A Assembleia Nacional Constituinte de 2017 foi convocada unilateralmente pelo chavismo em meio à grave crise de ordem pública daquele ano, quando durante quatro meses houve enormes protestos contra Maduro em todas as ruas do país, com um saldo de 117 mortos e milhares de feridos. A eclosão ocorreu logo depois que o Tribunal Supremo de Justiça, dominado pelo chavismo, em 30 de março de 2017, assumiu funções legislativas e anulou todas as atribuições da Assembleia Nacional, de maioria opositora.

Para a Constituinte, convocada por Maduro em maio, o Governo redigiu suas próprias bases eleitorais, inaceitáveis para a óptica opositora. Convocou eleições sem organizar um referendo consultivo para isso, como obrigava a Constituição de 1999 e como fez em seu momento o próprio Hugo Chávez. No dia da consulta, houve 19 mortos em protestos.

Um poder paralelo

Assumida como “plenipotenciária e supraconstitucional” pela militância do PSUV e pela cúpula militar, a Constituinte se tornou uma espécie de Poder Legislativo paralelo, tutelando o marco regulador do país e emitindo algumas “leis constitucionais”, como a famosa Lei contra o Ódio, que criminaliza a dissidência ao estabelecer penas severas, de 10 a 20 anos da prisão, contra tudo o que for considerado uma incitação ao ódio.

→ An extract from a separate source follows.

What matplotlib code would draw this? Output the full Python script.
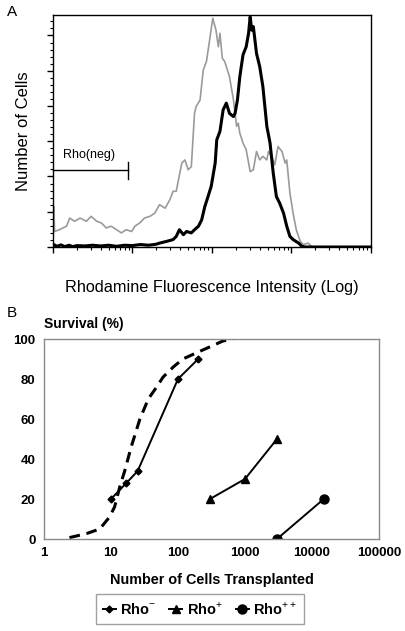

Os conteúdos e debates do hipotético novo projeto constitucional chavista tiveram pouquíssimo destaque, e a própria Assembleia Constituinte reduziu notoriamente sua incumbência pública neste tempo. O constituinte chavista Hermann Escarra chegou a afirmar há alguns meses que o novo texto constitucional do chavismo já está preparado e só espera a oportunidade de ser aprovado.